On 11 November 2019 (or thereabouts), the Senate Economic Legislation Committee has released its report, into the Bill that will establish the Government’s Super Guarantee (SG) amnesty – the Treasury Laws Amendment (Recovering Unpaid Superannuation) Bill 2019. As at the time of writing (24.11.19) the Bill has only been read a second time, in the House of Representatives (on 18.9.19).
See below for a summary of the Report and the Minority Report.
The SG amnesty is proposed to run until 6 months after the day the Bill receives assent. It will apply to SG shortfalls as far back as 1 July 1992, and up until the quarter starting on 1 January 2018. Under the amnesty, employers would be able to self-correct SG underpayments without incurring additional penalties that would normally apply. Employers would also be allowed to deduct SG charge payments or contributions made during the amnesty period (the SG charge is otherwise non-deductible).
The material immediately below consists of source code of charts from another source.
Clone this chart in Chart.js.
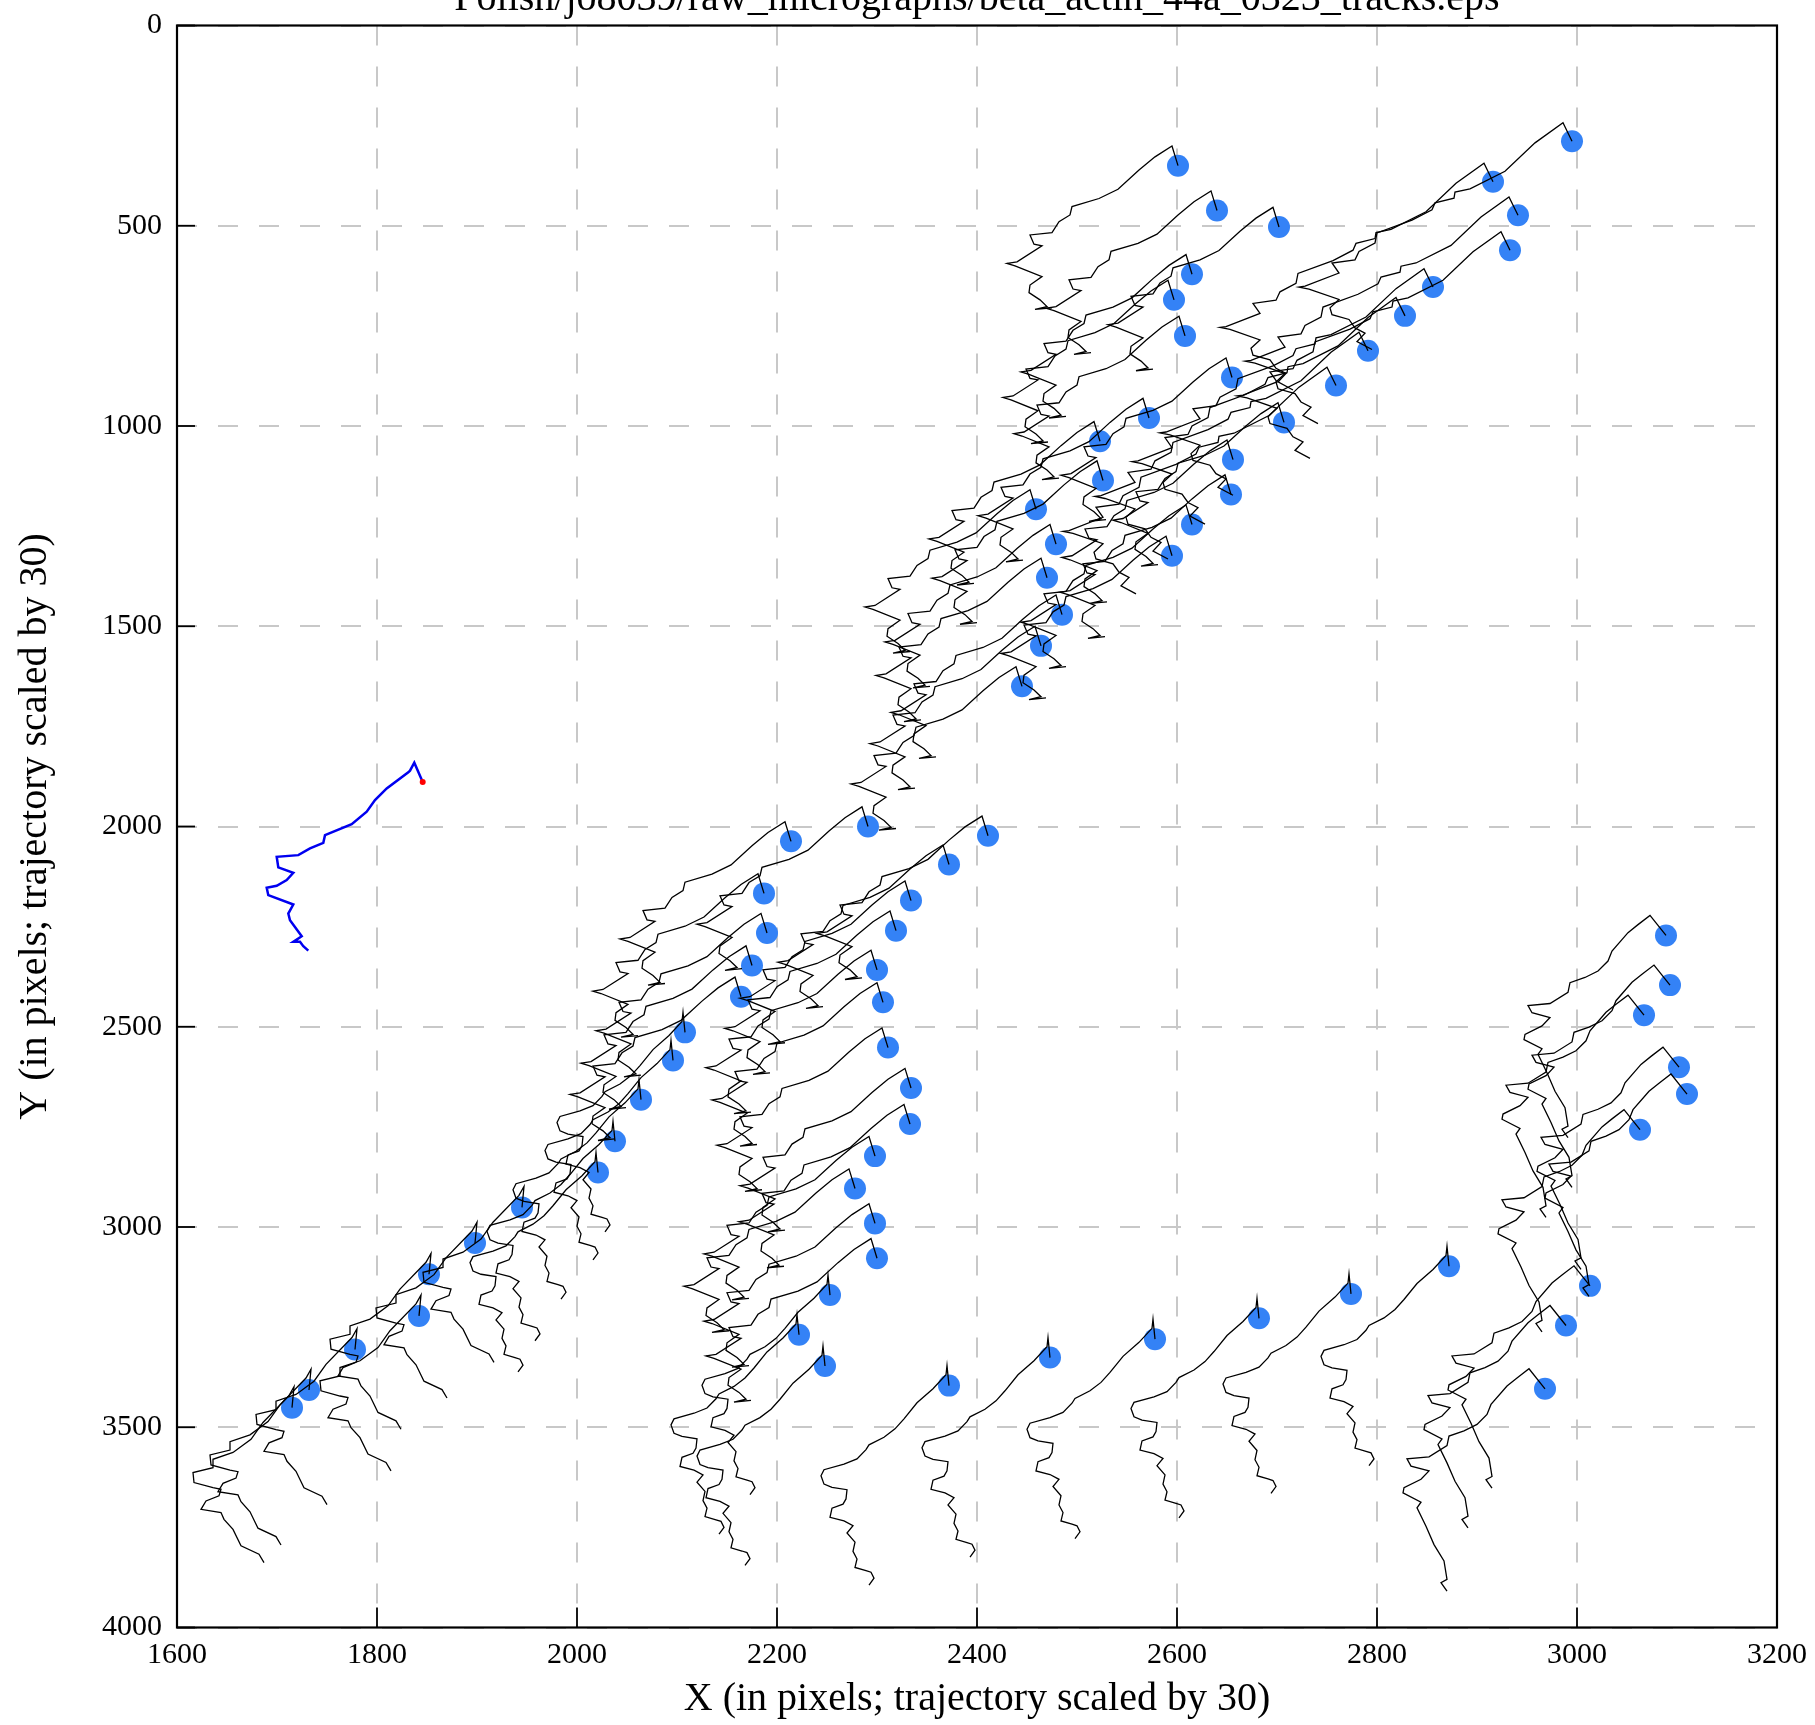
<!DOCTYPE html>
<html><head><meta charset="utf-8">
<script src="https://cdn.jsdelivr.net/npm/chart.js@4.4.1/dist/chart.umd.min.js"></script>
<style>html,body{margin:0;padding:0;background:#fff}#wrap{width:1815px;height:1725px}</style>
</head><body><div id="wrap"><canvas id="c" width="1815" height="1725"></canvas></div>
<script>
const TITLE = "Polish/jo8039/raw_micrographs/beta_actin_44a_0323_tracks.eps";
const X_LABEL = "X (in pixels; trajectory scaled by 30)";
const Y_LABEL = "Y (in pixels; trajectory scaled by 30)";
const X_TICKS = [1600,1800,2000,2200,2400,2600,2800,3000,3200];
const Y_TICKS = [0,500,1000,1500,2000,2500,3000,3500,4000];

// particle positions (blue dots)
const DOT_X = [2601,2640,2702,2615,2597,2608,2655,2572,2523,2526,2707,2656,2654,2615,2595,2459,2479,2470,2485,2464,2445,
  2995,2916,2941,2933,2856,2828,2791,2759,
  2291,2214,2187,2190,2175,2164,2108,2096,2064,2038,2021,1945,1898,1852,1842,1778,1732,1715,
  2411,2372,2334,2319,2300,2306,2311,2334,2333,2298,2278,2298,2300,2253,2222,2248,
  2372,2473,2578,2682,2774,2872,
  3089,3093,3067,3102,3110,3063,3013,2989,2968];
const DOT_Y = [350,462,503,621,685,775,879,980,1038,1136,991,1084,1171,1246,1324,1208,1295,1379,1471,1549,1650,
  289,390,474,561,653,725,812,899,
  2000,2037,2167,2266,2347,2425,2514,2584,2682,2786,2864,2951,3040,3118,3222,3306,3407,3451,
  2023,2095,2185,2260,2358,2439,2552,2653,2743,2823,2904,2991,3078,3170,3269,3347,
  3396,3326,3280,3228,3167,3098,
  2272,2396,2471,2601,2668,2757,3147,3246,3404];
// which track shape each particle follows (0 UL,1 UR,2 ML,3 B,4 R)
const DOT_GROUP = [0,0,0,0,0,0,0,0,0,0,0,0,0,0,0,0,0,0,0,0,0,
  1,1,1,1,1,1,1,1,
  0,0,0,0,0,0,3,3,3,3,3,2,2,2,2,2,2,2,
  0,0,0,0,0,0,0,0,0,0,0,0,0,3,3,3,
  3,3,3,3,3,3,
  4,4,4,4,4,4,4,4,4];

// trajectory shapes (offsets from the particle, already scaled by 30)
const UL_DX = [0,-6,-23,-39,-60,-79,-106,-108,-119,-126,-148,-144,-136,-161,-171,-163,-136,-148,-149,-138,-131,-143,-126];
const UL_DY = [0,-49,-22,11,59,82,102,123,140,167,173,196,200,240,244,250,277,298,317,335,352,359,355];
const UR_DX = [0,-9,-37,-67,-102,-117,-118,-137,-140,-160,-195,-197,-213,-217,-240,-233,-267,-273,-263,-233,-242,-240,-223,-217,-207,-215,-200];
const UR_DY = [0,-46,4,75,119,127,142,154,171,197,229,254,275,296,304,329,362,364,369,395,416,433,445,466,479,500,520];
const ML_DX = [0,2,-3,-29,-41,-59,-79,-79,-99,-98,-79,-71,-73,-86,-91,-71,-68,-59,-51,-33,-28];
const ML_DY = [0,-52,-30,37,79,112,129,150,162,187,200,204,220,233,254,262,279,304,345,366,387];
const B_DX = [0,-2,-3,-16,-32,-45,-54,-65,-80,-83,-92,-105,-125,-128,-125,-117,-102,-103,-106,-117,-119,-105,-96,-102,-94,-96,-92,-94,-83,-78,-75,-80];
const B_DY = [0,-50,-27,8,43,83,108,129,148,160,183,196,210,225,246,254,260,283,296,306,329,338,350,368,391,414,433,454,462,466,481,498];
const R_DX = [0,-16,-28,-38,-54,-58,-68,-81,-96,-98,-116,-138,-134,-116,-124,-141,-142,-124,-128,-119,-111,-101,-98,-104,-98];
const R_DY = [0,-50,-27,-7,39,64,89,105,118,142,170,175,193,205,226,247,260,283,297,343,389,430,476,484,505];

// reference (blue) trajectory and its start (red)
const BLUE_X = [1845.7,1837.3,1833,1831.3,1809.7,1798,1789.7,1774.7,1748,1746.3,1733,1721.3,1699.7,1701.3,1716.3,1709.7,1699.7,1689.7,1691.3,1716.3,1711.3,1713,1724.7,1716.3,1723,1726.3,1731.3];
const BLUE_Y = [1889,1840.7,1860.6,1864.8,1904.8,1934,1963,1994,2021.6,2040.7,2054.8,2071.5,2075.6,2102,2115.6,2133.9,2148,2153,2171.5,2194.8,2217.3,2234,2273.9,2288,2288,2299,2310];
const RED_X = [1845.7];
const RED_Y = [1889];

const SHAPES = [[UL_DX,UL_DY],[UR_DX,UR_DY],[ML_DX,ML_DY],[B_DX,B_DY],[R_DX,R_DY]];
const FONT = '"Liberation Serif", "Times New Roman", serif';

const datasets = [];
datasets.push({label:'particles', data: DOT_X.map((x,i)=>({x, y: DOT_Y[i]})),
  pointRadius: 11, pointHoverRadius: 11, pointBackgroundColor: 'rgb(52,130,246)', pointBorderWidth: 0,
  showLine: false, order: 5});
DOT_X.forEach((x0,i)=>{
  const [dx,dy] = SHAPES[DOT_GROUP[i]];
  datasets.push({label:'track'+i, data: dx.map((d,k)=>({x: x0 + d, y: DOT_Y[i] + dy[k]})),
    showLine: true, pointRadius: 0, borderColor: '#000', borderWidth: 1.3, tension: 0, order: 3});
});
datasets.push({label:'ref', data: BLUE_X.map((x,i)=>({x, y: BLUE_Y[i]})), showLine: true, pointRadius: 0,
  borderColor: 'rgb(0,0,240)', borderWidth: 2.5, tension: 0, order: 1});
datasets.push({label:'start', data: RED_X.map((x,i)=>({x, y: RED_Y[i]})), pointRadius: 3, pointBackgroundColor: 'rgb(255,0,0)',
  pointBorderWidth: 0, showLine: false, order: 0});

const frame = {
  id: 'frame',
  afterDraw(chart) {
    const {ctx, chartArea: a, scales} = chart;
    ctx.save();
    ctx.setLineDash([]);
    ctx.strokeStyle = '#000';
    ctx.lineWidth = 1.8;
    X_TICKS.forEach(v => { const p = scales.x.getPixelForValue(v);
      ctx.beginPath(); ctx.moveTo(p, a.bottom); ctx.lineTo(p, a.bottom - 20); ctx.stroke(); });
    Y_TICKS.forEach(v => { const p = scales.y.getPixelForValue(v);
      ctx.beginPath(); ctx.moveTo(a.left, p); ctx.lineTo(a.left + 18, p); ctx.stroke(); });
    ctx.lineWidth = 2.2;
    ctx.strokeRect(a.left, a.top, a.right - a.left, a.bottom - a.top);
    ctx.fillStyle = '#000';
    ctx.font = '40px ' + FONT;
    ctx.textAlign = 'center';
    ctx.textBaseline = 'alphabetic';
    ctx.fillText(TITLE, (a.left + a.right) / 2, 9.5);
    ctx.restore();
  }
};

const noPad = s => { s.paddingLeft = 0; s.paddingRight = 0; s.paddingTop = 0; s.paddingBottom = 0; };

new Chart(document.getElementById('c'), {
  type: 'scatter',
  data: { datasets },
  options: {
    responsive: false, animation: false, devicePixelRatio: 1,
    layout: { padding: { top: 25.5, right: 38, left: 0, bottom: 0 } },
    plugins: { legend: { display: false }, tooltip: { enabled: false } },
    scales: {
      x: { type: 'linear', position: 'bottom', min: 1600, max: 3200,
        afterBuildTicks: s => { s.ticks = X_TICKS.map(v => ({value: v})); },
        ticks: { font: { family: FONT, size: 30 }, color: '#000', padding: 10, maxRotation: 0,
          callback: v => String(v) },
        grid: { color: 'rgb(200,200,200)', lineWidth: 2, drawTicks: false },
        border: { display: false, dash: [20, 21] },
        title: { display: true, text: X_LABEL, color: '#000', font: { family: FONT, size: 40 }, padding: { top: 0, bottom: 2 } },
        afterFit: s => { s.height = 97.5; noPad(s); } },
      y: { type: 'linear', position: 'left', reverse: true, min: 0, max: 4000,
        afterBuildTicks: s => { s.ticks = Y_TICKS.map(v => ({value: v})); },
        ticks: { font: { family: FONT, size: 30 }, color: '#000', padding: 15, callback: v => String(v) },
        grid: { color: 'rgb(200,200,200)', lineWidth: 2, drawTicks: false },
        border: { display: false, dash: [20, 21] },
        title: { display: true, text: Y_LABEL, color: '#000', font: { family: FONT, size: 40 }, padding: { top: 11, bottom: 0 } },
        afterFit: s => { s.width = 177; noPad(s); } }
    }
  },
  plugins: [frame]
});
</script>
</body></html>
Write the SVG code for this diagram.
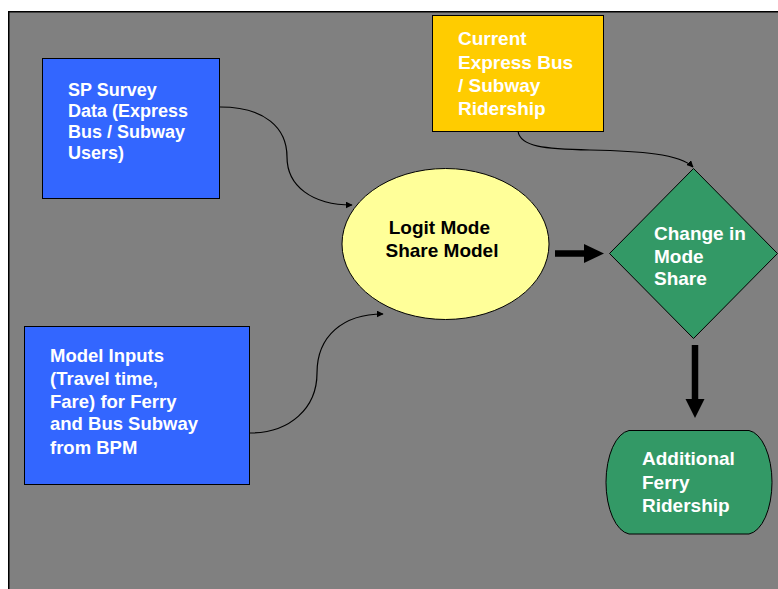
<svg xmlns="http://www.w3.org/2000/svg" width="778" height="589" viewBox="0 0 778 589">
  <style>
    .lbl { font-family: "Liberation Sans", Arial, sans-serif; font-weight: bold; fill: #ffffff; }
    .dark { fill: #000000; }
    .box { stroke: #000000; stroke-width: 1; }
    .thin { fill: none; stroke: #000000; stroke-width: 1.2; }
    .thick { fill: none; stroke: #000000; stroke-width: 6.5; }
  </style>
  <defs>
    <marker id="tip" viewBox="0 0 10 10" refX="9" refY="5" markerWidth="7" markerHeight="7" markerUnits="userSpaceOnUse" orient="auto">
      <path d="M0,0 L10,5 L0,10 Z" fill="#000000"/>
    </marker>
  </defs>

  <!-- page -->
  <rect x="0" y="0" width="778" height="589" fill="#ffffff"/>
  <rect x="8.75" y="11.75" width="775" height="585" fill="#808080" stroke="#000000" stroke-width="1.5"/>

  <!-- connectors -->
  <g id="connectors">
    <path class="thin" marker-end="url(#tip)" d="M220,107 C265,107 287,128 287,157 C287,186 312,205 352,205"/>
    <path class="thin" marker-end="url(#tip)" d="M250,433 C290,433 317,408 317,373 C317,336 343,314 383,314"/>
    <path class="thin" marker-end="url(#tip)" d="M518,131 C520,147 545,149 590,150 C640,151 680,154 693,167"/>
    <line class="thick" x1="555" y1="253.5" x2="586" y2="253.5"/>
    <path d="M584,244 L604,253.5 L584,263 Z" fill="#000000"/>
    <line class="thick" x1="695" y1="345" x2="695" y2="401"/>
    <path d="M685.5,399 L695,418 L704.5,399 Z" fill="#000000"/>
  </g>

  <!-- SP survey data -->
  <g id="sp-survey">
    <rect class="box" x="42.5" y="58.5" width="177" height="140" fill="#3366ff"/>
    <text class="lbl" font-size="18">
      <tspan x="68" y="96">SP Survey</tspan>
      <tspan x="68" y="117">Data (Express</tspan>
      <tspan x="68" y="138">Bus / Subway</tspan>
      <tspan x="68" y="159">Users)</tspan>
    </text>
  </g>

  <!-- current ridership -->
  <g id="current-ridership">
    <rect class="box" x="432.5" y="15.5" width="171" height="116" fill="#ffcc00"/>
    <text class="lbl" font-size="19">
      <tspan x="458" y="45">Current</tspan>
      <tspan x="458" y="68.5">Express Bus</tspan>
      <tspan x="458" y="92">/ Subway</tspan>
      <tspan x="458" y="115">Ridership</tspan>
    </text>
  </g>

  <!-- model inputs -->
  <g id="model-inputs">
    <rect class="box" x="24.5" y="326.5" width="225" height="158" fill="#3366ff"/>
    <text class="lbl" font-size="18.5">
      <tspan x="50" y="362">Model Inputs</tspan>
      <tspan x="50" y="385">(Travel time,</tspan>
      <tspan x="50" y="407.5">Fare) for Ferry</tspan>
      <tspan x="50" y="430">and Bus Subway</tspan>
      <tspan x="50" y="454">from BPM</tspan>
    </text>
  </g>

  <!-- logit model -->
  <g id="logit-model">
    <ellipse class="box" cx="445.5" cy="244" rx="103.5" ry="75.5" fill="#ffff99"/>
    <text class="lbl dark" font-size="19" text-anchor="middle">
      <tspan x="442" y="233.5">Logit Mode</tspan>
      <tspan x="442" y="257">Share Model</tspan>
    </text>
  </g>

  <!-- change in mode share -->
  <g id="mode-share">
    <path class="box" d="M693.5,168.5 L777.5,253.5 L693.5,338.5 L609.5,253.5 Z" fill="#339966"/>
    <text class="lbl" font-size="19">
      <tspan x="654" y="240">Change in</tspan>
      <tspan x="654" y="262.5">Mode</tspan>
      <tspan x="654" y="285">Share</tspan>
    </text>
  </g>

  <!-- additional ferry ridership -->
  <g id="ferry-ridership">
    <path class="box" d="M629,430.5 L749,430.5 A25.5,52 0 0 1 749,534 L629,534 A25.5,52 0 0 1 629,430.5 Z" fill="#339966"/>
    <text class="lbl" font-size="19">
      <tspan x="642" y="465">Additional</tspan>
      <tspan x="642" y="488.5">Ferry</tspan>
      <tspan x="642" y="511.5">Ridership</tspan>
    </text>
  </g>
</svg>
The majority of the Committee recommended that the Bill be passed but called for the ATO to develop a communication strategy to maximise employer engagement. The report said the amnesty will leave no workers worse off and will result in more individuals receiving their SG entitlements. More than 7,000 employers have voluntarily disclosed historical unpaid SG since the amnesty was announced. It is projected to recover over $230m in unpaid SG for employees.
In a dissenting report, the Labor Senators rejected the Bill on the grounds that its sends the wrong the message that “wage theft” is acceptable, and could create an expectation that “future non-compliance will also be overlooked”. The Labor Senators also expressed concern that the amnesty may not bring to light all instances of non-compliance, as employers are not compelled to keep records beyond 5 years.
The text in the Bill will include the following substantive provision in the SG (Administration) Act:
74 Amnesty in relation to historic amounts of superannuation guarantee shortfall
Qualifying for the amnesty
(1) An employer qualifies for an amnesty for the employer’s superannuation guarantee shortfall for a quarter if:
(a) during the period (the amnesty period) provided by subsection (3), the employer discloses to the Commissioner, in the approved form, information that:
(i) relates to the amount of the employer’s superannuation guarantee shortfall for the quarter; and
(ii) was not disclosed to the Commissioner before the amnesty period; and
(b) the amnesty period started after the end of the period of 28 days after the end of the quarter; and
(c) the Commissioner has not, at any time before the disclosure, informed the employer that the Commissioner is examining, or intends to examine, the employer’s compliance with an obligation to pay the superannuation guarantee charge for the quarter.
(2) However, if the employer would have a superannuation guarantee shortfall for the quarter even if the information in the disclosure were not taken into account, the employer qualifies for an amnesty for the shortfall only to the extent of the increase in the shortfall as a result of taking the information into account.